I need to know that about the president before I can decide confidently whether to vote for him. But it’s something he won’t let me know. If I have to vote not knowing the answers to any of these questions, in the fall of 2012, then to call my vote a democratic act is a travesty. It will be a mockery of democracy (to use a bothersome alliteration).

Of all the mysteries about the American people, which are so numerous that if I tried to list them all it might take the rest of my life, near the top is the people’s sappy acceptance of the proposition that much of what the government does should be kept secret for their own good. I wish someone would tell me -- the president, a senator, a member of the Justice Department, anybody -- what good it does me not to know where the president stands on the torture and the continuing mistreatment of one of my fellow citizens?

I’ve wracked my brain trying to think of an explanation that would stand to reason, and I can’t find one. I don’t have much trouble imagining the sort of blather a secrecy monger might put out. But that would be of no help to me.

I am pushed back to Mr.
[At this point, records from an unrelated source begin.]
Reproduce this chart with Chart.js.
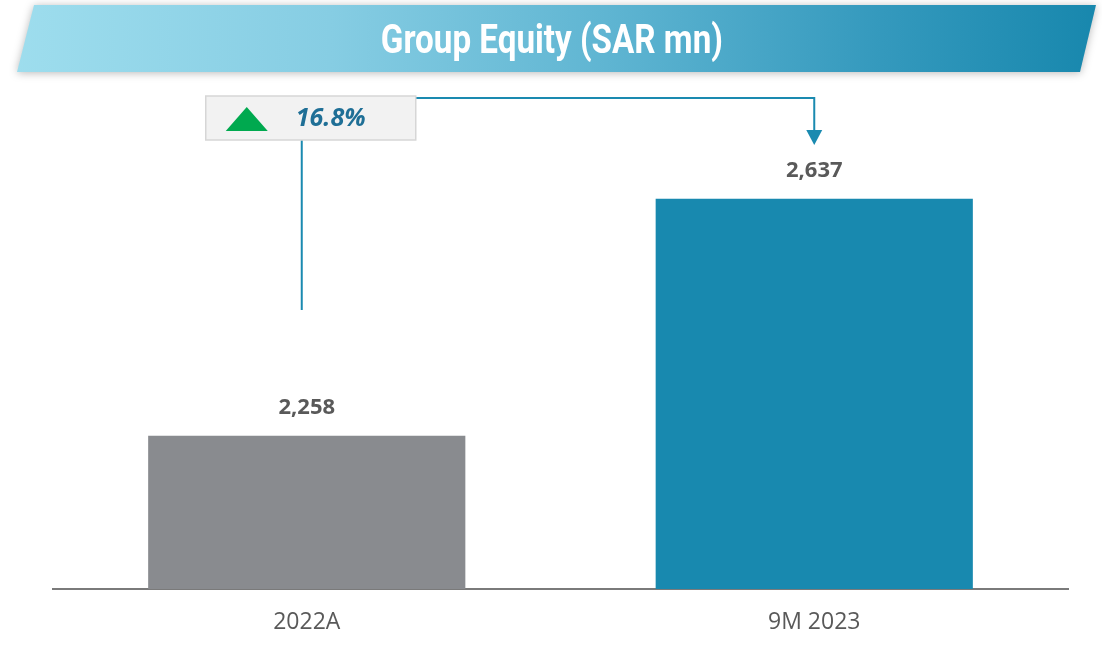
<!DOCTYPE html>
<html>
<head>
<meta charset="utf-8">
<script src="https://cdn.jsdelivr.net/npm/chart.js@4"></script>
<style>
  body { margin: 0; background: #fff; }
  #wrap { position: relative; width: 1102px; height: 652px; overflow: hidden; }
  #banner-shadow { position: absolute; left: 0; top: 0; width: 1102px; height: 80px;
    filter: drop-shadow(0 1px 4px rgba(0,0,0,0.28)); }
  #banner { position: absolute; left: 0; top: 0; width: 1102px; height: 80px;
    clip-path: polygon(34px 5px, 1096px 5px, 1080px 72px, 17px 72px);
    background: linear-gradient(to right, #9fdeee 0%, #86cde3 30%, #5fb5d2 55%, #3499bd 80%, #1787ad 100%); }
  #title { position: absolute; left: 0; top: 6px; width: 1102px; height: 67px; line-height: 67px;
    text-align: center; color: #fff; font-family: Roboto, sans-serif; font-weight: 700; font-size: 40px;
    transform: scaleX(0.83); transform-origin: 556px 0; }
  #chart { position: absolute; left: 0; top: 0; }
</style>
</head>
<body>
<div id="wrap">
  <canvas id="chart" width="1102" height="652"></canvas>
  <div id="banner-shadow"><div id="banner"></div></div>
  <div id="title">Group Equity (SAR mn)</div>
</div>
<script>
// data
const categories = ['2022A', '9M 2023'];
const equity = [2258, 2637];
const barColors = ['#898b8f', '#1889af'];
const growthLabel = '16.8%';

const fmt = v => v.toLocaleString('en-US');

// value labels above the bars
const valueLabels = {
  id: 'valueLabels',
  afterDatasetsDraw(chart) {
    const ctx = chart.ctx;
    const meta = chart.getDatasetMeta(0);
    ctx.save();
    ctx.font = "bold 22px 'Open Sans'";
    ctx.fillStyle = '#595959';
    ctx.textAlign = 'center';
    ctx.textBaseline = 'middle';
    meta.data.forEach((bar, i) => {
      ctx.fillText(fmt(equity[i]), bar.x, bar.y - 28);
    });
    ctx.restore();
  }
};

// growth box + connector arrow
const growthCallout = {
  id: 'growthCallout',
  afterDraw(chart) {
    const ctx = chart.ctx;
    const meta = chart.getDatasetMeta(0);
    const b0 = meta.data[0], b1 = meta.data[1];
    const boxL = b0.x - 101, boxT = 96, boxW = 210, boxH = 44;
    const lineX = b0.x - 5;
    const teal = '#1a8ab0';
    ctx.save();
    // connector lines
    ctx.strokeStyle = teal;
    ctx.lineWidth = 2;
    ctx.beginPath();
    ctx.moveTo(lineX, boxT + boxH);
    ctx.lineTo(lineX, 310);
    ctx.stroke();
    ctx.beginPath();
    ctx.moveTo(boxL + boxW, 98);
    ctx.lineTo(b1.x, 98);
    ctx.lineTo(b1.x, 131);
    ctx.stroke();
    ctx.fillStyle = teal;
    ctx.beginPath();
    ctx.moveTo(b1.x - 8, 130);
    ctx.lineTo(b1.x + 8, 130);
    ctx.lineTo(b1.x, 145);
    ctx.closePath();
    ctx.fill();
    // box
    ctx.fillStyle = '#f2f2f2';
    ctx.fillRect(boxL, boxT, boxW, boxH);
    ctx.strokeStyle = '#d6d6d6';
    ctx.lineWidth = 1.5;
    ctx.strokeRect(boxL, boxT, boxW, boxH);
    // green triangle
    ctx.fillStyle = '#00a94f';
    ctx.beginPath();
    ctx.moveTo(boxL + 20, 131);
    ctx.lineTo(boxL + 62, 131);
    ctx.lineTo(boxL + 41, 107);
    ctx.closePath();
    ctx.fill();
    // percentage
    ctx.font = "italic bold 25px 'Open Sans'";
    ctx.fillStyle = '#1f6f96';
    ctx.textAlign = 'center';
    ctx.textBaseline = 'middle';
    ctx.fillText(growthLabel, boxL + 125, 119);
    ctx.restore();
  }
};

new Chart(document.getElementById('chart'), {
  type: 'bar',
  data: {
    labels: categories,
    datasets: [{ data: equity, backgroundColor: barColors, borderWidth: 0,
      categoryPercentage: 1, barPercentage: 0.625 }]
  },
  options: {
    responsive: false,
    animation: false,
    layout: { padding: { left: 53, right: 34, top: 100, bottom: 15 } },
    plugins: { legend: { display: false }, tooltip: { enabled: false } },
    scales: {
      x: {
        grid: { display: false, drawTicks: false },
        border: { display: true, color: '#7a7a7a', width: 2 },
        ticks: { color: '#595959', font: { family: 'Open Sans', size: 23 }, padding: 20 },
        afterFit(scale) { scale.height = 48; }
      },
      y: { display: false, min: 2013, max: 2795 }
    }
  },
  plugins: [valueLabels, growthCallout]
});
</script>
</body>
</html>
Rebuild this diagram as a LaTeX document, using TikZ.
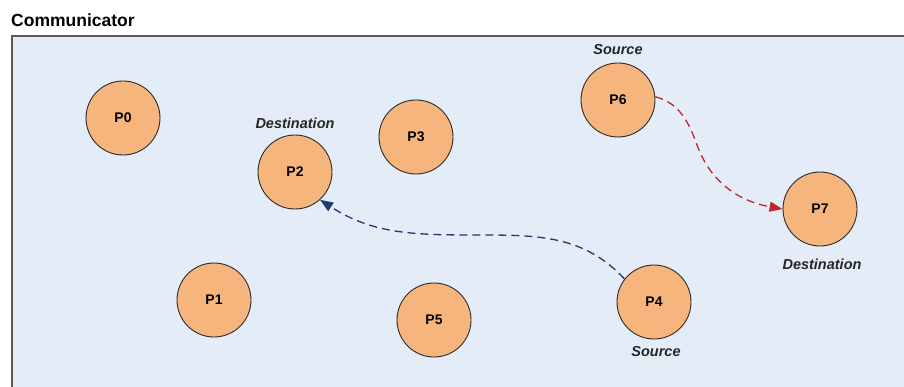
\documentclass[tikz,border=0pt]{standalone}
\usepackage{fontspec}
\setmainfont{Liberation Sans}
\usetikzlibrary{arrows.meta}
\definecolor{panelbg}{HTML}{E4ECF7}
\definecolor{panelline}{HTML}{5A5A5A}
\definecolor{procfill}{HTML}{F7B57E}
\definecolor{procline}{HTML}{2A2A2A}
\definecolor{msgblue}{HTML}{1F3B73}
\definecolor{msgred}{HTML}{C0262D}
\tikzset{
  proc/.style={circle, minimum size=74pt, inner sep=0pt, fill=procfill,
    draw=procline, line width=0.9pt,
    font=\fontsize{14}{16}\selectfont\bfseries},
  role/.style={font=\fontsize{14.5}{16}\selectfont\bfseries\itshape, text=black!85},
  msg/.style={dash pattern=on 8pt off 5pt, line width=1.3pt,
    -{Triangle[length=13pt,width=10pt]}},
}
\begin{document}
\begin{tikzpicture}[x=1pt,y=1pt]
  \useasboundingbox (0,0) rectangle (904,386);
  % communicator panel
  \fill[panelbg] (12,-10) rectangle (914,350);
  \draw[panelline, line width=1.6pt] (12,-10) -- (12,350) -- (914,350);
  \node[anchor=west, font=\fontsize{17.5}{20}\selectfont\bfseries, inner sep=0pt] (title) at (11,366) {Communicator};
  % processes
  \node[proc] (P0) at (123,268) {P0};
  \node[proc] (P1) at (214,86) {P1};
  \node[proc] (P2) at (295,214) {P2};
  \node[proc] (P3) at (416,249) {P3};
  \node[proc] (P4) at (654,84) {P4};
  \node[proc] (P5) at (434,66) {P5};
  \node[proc] (P6) at (618,286) {P6};
  \node[proc] (P7) at (820,177) {P7};
  % role labels
  \node[role] (dst2) at (295,263) {Destination};
  \node[role] (src6) at (618,336) {Source};
  \node[role] (dst7) at (822,122) {Destination};
  \node[role] (src4) at (656,34) {Source};
  % messages
  \coordinate (bmid) at (480,151);
  \coordinate (rmid) at (697,241);
  \draw[msg, msgblue] (P4.142) to[out=133,in=0] (bmid) to[out=180,in=-33] (P2.-48);
  \draw[msg, msgred] (P6.5) to[out=-15,in=110] (rmid) to[out=-70,in=170] (P7.west);
\end{tikzpicture}
\end{document}
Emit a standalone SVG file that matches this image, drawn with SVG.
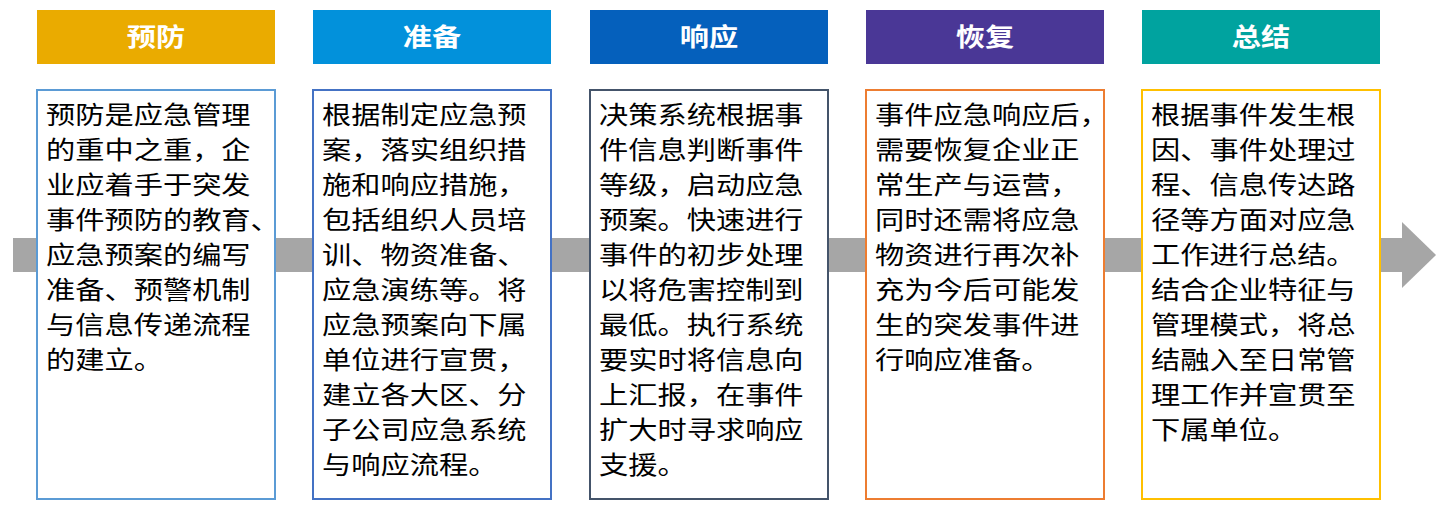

Wiltmellow’s assumption (can that really be his name?), that President Obama is “on the up and up.” I don’t even know what that means anymore.

I do know this, though. If our government is based on the notion that it’s all right to participate in the torture of a teenager, and then through extra judicial means -- the secret non-fly list -- effectively to bar him from his own country, I feel a shrinking alliance to such a government. I realize that any national government is a multifaceted conglomerate with some useful and some destructive elements. But when the destructive elements reach the stage that I can’t be sure whether they control the presidency, I get very troubled.